We do have a bit of redundancy to speed up lookups...nodes hold some amount of labels in the node entry itself, and relationships hold their type.
This is also the simplest abstraction, we do have a slightly different format we use on dense nodes such that we bucket relationships on a node by their type and direction, allowing fast selection of relevant relationships by what we're looking for rather than having to consider and filter all relationships present.
So that's a high level overview of the physical structure. What's more interesting though is why this kind of structure was chosen, what it allows, and how that factors into why native graph databases are competitive vs relational databases for graphy and traversal-heavy use cases.
The point of all this is that relationship traversal doesn't use table joins or their equivalent. The cost to traverse relationships/patterns isn't based on the total relationships or nodes in the graph, but only on the actual relationships and nodes present, O(1) pointer hopping between the stores, node -> rel -> node etc.
This is a characteristic of native graph databases known as index-free adjacency, and is enabled by the store formats we use. This is one of the primary reasons, for graphy use cases and connected data, you would consider a native graph database over a relational database (or over a non-native graph database or overlay that just sits on top of a relational database).
So as an example, if we are at node 1 with 3 relationships to other nodes, and there are 10 billion nodes in the graph and 50 billion relationships, the traversal to the next node in the pattern will be very fast. It doesn't matter how many relationships or nodes there are total, it only matters that from the current node, there are only 3 relationships present, so we do three O(1) pointer hops (and any filtering) and continue traversal from those three nodes as try to find paths that fit the pattern. The cost of traversal is proportional to whatever parts of the graph you end up touching/traversing, not the total size of the graph.
Of course to create the relationships, you often have to do the equivalent of table joins...MATCHing on nodes by certain properties (usually using an index structure used to find entry points in the graph), then creating the relationship between them.

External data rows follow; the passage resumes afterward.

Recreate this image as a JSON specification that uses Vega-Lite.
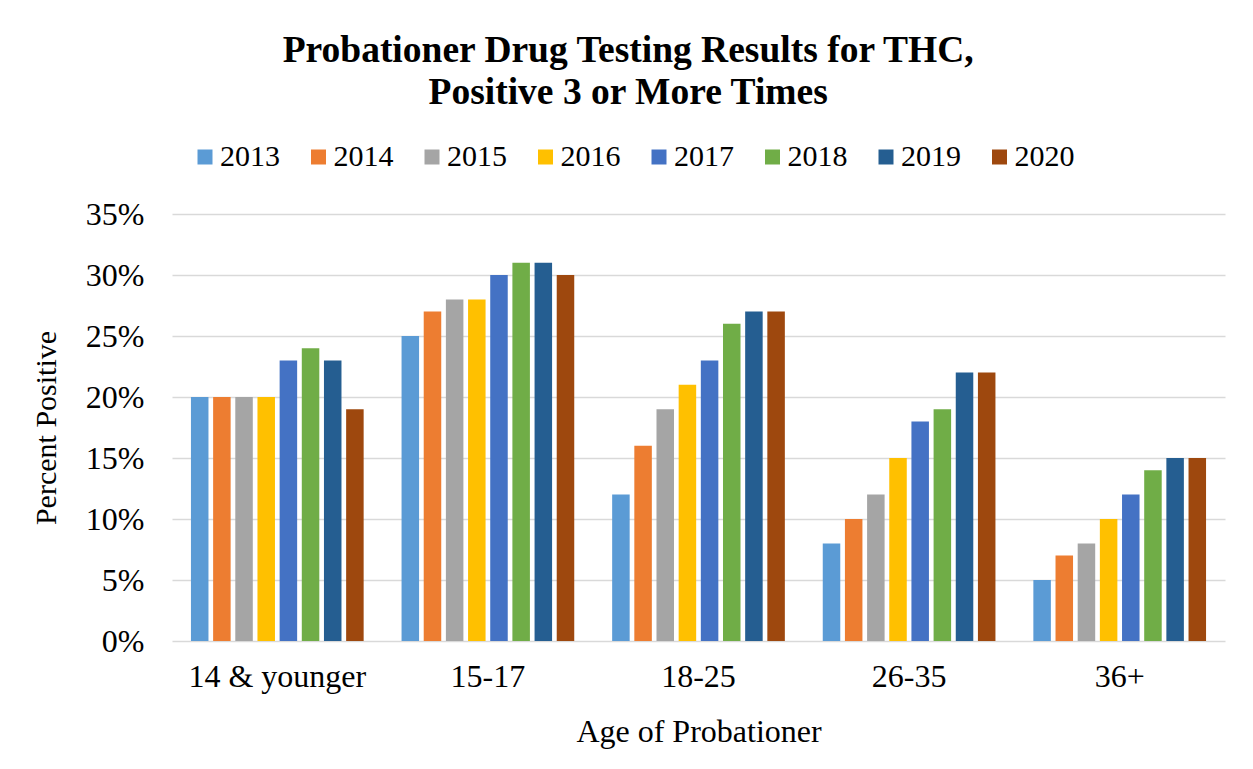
{
  "$schema": "https://vega.github.io/schema/vega-lite/v6.json",
  "width": 1053,
  "height": 427,
  "autosize": "none",
  "padding": {"left": 172, "top": 214, "right": 28, "bottom": 128},
  "background": "white",
  "config": {
    "font": "Liberation Serif",
    "view": {"stroke": null},
    "axis": {"labelFont": "Liberation Serif", "titleFont": "Liberation Serif"},
    "legend": {"labelFont": "Liberation Serif"},
    "title": {"font": "Liberation Serif"}
  },
  "title": {
    "text": ["Probationer Drug Testing Results for THC,", "Positive 3 or More Times"],
    "fontSize": 37.5,
    "fontWeight": "bold",
    "color": "black",
    "anchor": "middle",
    "frame": "bounds",
    "lineHeight": 42,
    "offset": 31
  },
  "data": {
    "values": [
      {"Age": "14 & younger", "Year": "2013", "Pct": 0.20},
      {"Age": "14 & younger", "Year": "2014", "Pct": 0.20},
      {"Age": "14 & younger", "Year": "2015", "Pct": 0.20},
      {"Age": "14 & younger", "Year": "2016", "Pct": 0.20},
      {"Age": "14 & younger", "Year": "2017", "Pct": 0.23},
      {"Age": "14 & younger", "Year": "2018", "Pct": 0.24},
      {"Age": "14 & younger", "Year": "2019", "Pct": 0.23},
      {"Age": "14 & younger", "Year": "2020", "Pct": 0.19},
      {"Age": "15-17", "Year": "2013", "Pct": 0.25},
      {"Age": "15-17", "Year": "2014", "Pct": 0.27},
      {"Age": "15-17", "Year": "2015", "Pct": 0.28},
      {"Age": "15-17", "Year": "2016", "Pct": 0.28},
      {"Age": "15-17", "Year": "2017", "Pct": 0.30},
      {"Age": "15-17", "Year": "2018", "Pct": 0.31},
      {"Age": "15-17", "Year": "2019", "Pct": 0.31},
      {"Age": "15-17", "Year": "2020", "Pct": 0.30},
      {"Age": "18-25", "Year": "2013", "Pct": 0.12},
      {"Age": "18-25", "Year": "2014", "Pct": 0.16},
      {"Age": "18-25", "Year": "2015", "Pct": 0.19},
      {"Age": "18-25", "Year": "2016", "Pct": 0.21},
      {"Age": "18-25", "Year": "2017", "Pct": 0.23},
      {"Age": "18-25", "Year": "2018", "Pct": 0.26},
      {"Age": "18-25", "Year": "2019", "Pct": 0.27},
      {"Age": "18-25", "Year": "2020", "Pct": 0.27},
      {"Age": "26-35", "Year": "2013", "Pct": 0.08},
      {"Age": "26-35", "Year": "2014", "Pct": 0.10},
      {"Age": "26-35", "Year": "2015", "Pct": 0.12},
      {"Age": "26-35", "Year": "2016", "Pct": 0.15},
      {"Age": "26-35", "Year": "2017", "Pct": 0.18},
      {"Age": "26-35", "Year": "2018", "Pct": 0.19},
      {"Age": "26-35", "Year": "2019", "Pct": 0.22},
      {"Age": "26-35", "Year": "2020", "Pct": 0.22},
      {"Age": "36+", "Year": "2013", "Pct": 0.05},
      {"Age": "36+", "Year": "2014", "Pct": 0.07},
      {"Age": "36+", "Year": "2015", "Pct": 0.08},
      {"Age": "36+", "Year": "2016", "Pct": 0.10},
      {"Age": "36+", "Year": "2017", "Pct": 0.12},
      {"Age": "36+", "Year": "2018", "Pct": 0.14},
      {"Age": "36+", "Year": "2019", "Pct": 0.15},
      {"Age": "36+", "Year": "2020", "Pct": 0.15}
    ]
  },
  "mark": {"type": "bar"},
  "encoding": {
    "x": {
      "field": "Age",
      "type": "nominal",
      "sort": null,
      "scale": {"paddingInner": 0.18, "paddingOuter": 0.09},
      "axis": {
        "title": "Age of Probationer",
        "titleFont": "Liberation Serif",
        "titleFontSize": 32,
        "titleFontWeight": "normal",
        "titleColor": "black",
        "titlePadding": 24,
        "labelAngle": 0,
        "labelFont": "Liberation Serif",
        "labelFontSize": 32,
        "labelColor": "black",
        "labelPadding": 20,
        "ticks": false,
        "domain": false
      }
    },
    "xOffset": {
      "field": "Year",
      "type": "nominal",
      "scale": {"paddingInner": 0.21, "paddingOuter": 0}
    },
    "y": {
      "field": "Pct",
      "type": "quantitative",
      "scale": {"domain": [0, 0.35]},
      "axis": {
        "title": "Percent Positive",
        "titleFont": "Liberation Serif",
        "titleFontSize": 30,
        "titleFontWeight": "normal",
        "titleColor": "black",
        "titlePadding": 24,
        "values": [0, 0.05, 0.1, 0.15, 0.2, 0.25, 0.3, 0.35],
        "format": ".0%",
        "labelFont": "Liberation Serif",
        "labelFontSize": 32,
        "labelColor": "black",
        "labelPadding": 28,
        "ticks": false,
        "domain": false,
        "gridColor": "#D9D9D9",
        "gridWidth": 1.5
      }
    },
    "color": {
      "field": "Year",
      "type": "nominal",
      "scale": {
        "domain": ["2013", "2014", "2015", "2016", "2017", "2018", "2019", "2020"],
        "range": ["#5B9BD5", "#ED7D31", "#A5A5A5", "#FFC000", "#4472C4", "#70AD47", "#255E91", "#9E480E"]
      },
      "legend": {
        "title": null,
        "orient": "none",
        "direction": "horizontal",
        "legendX": 18,
        "legendY": -72,
        "symbolType": "square",
        "symbolSize": 225,
        "symbolStrokeWidth": 0,
        "labelFont": "Liberation Serif",
        "labelFontSize": 30,
        "labelColor": "black",
        "labelOffset": 0,
        "columnPadding": 23.5
      }
    }
  }
}
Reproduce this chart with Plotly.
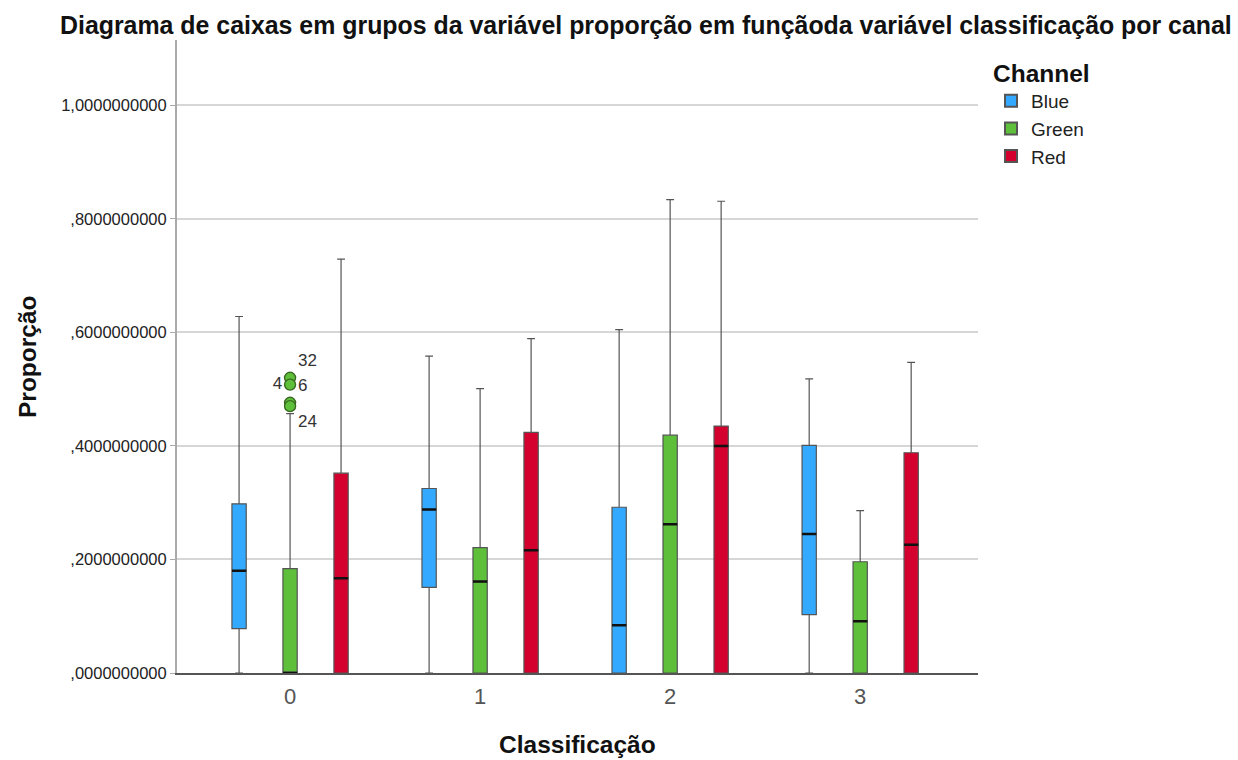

So yes index lookups do come into play, but these happen during relationship creation. Once the relationships are created, then querying over them becomes O(1) per traversal, pointer hopping, plus the cost of whatever additional filtering you want to do. We offset the join cost to relationship creation so that runtime traversal speed is optimized.
Remaining index usage is for finding entry points in the graph, and once we have those, traversal takes the spotlight and once again we're just pointer hopping, no datasize-dependent table joins.
An older blog entry of one of my colleagues, Max De Marzi, includes a description and visualization of the store format that may help. It is a little outdated in some respects (both the blog entry and video linked from it are from 2012), and we're always looking for ways to optimize and adjust our store formatting to improve performance, but the spirit of that entry is what matters:
Relationships are kind of like a manifested table join, but we pay the cost on relationship creation, not on traversal. For traversal, we're just pointer hopping, and that doesn't slow down as your data grows, the way table joins do in a relational database.
Upvotes: 2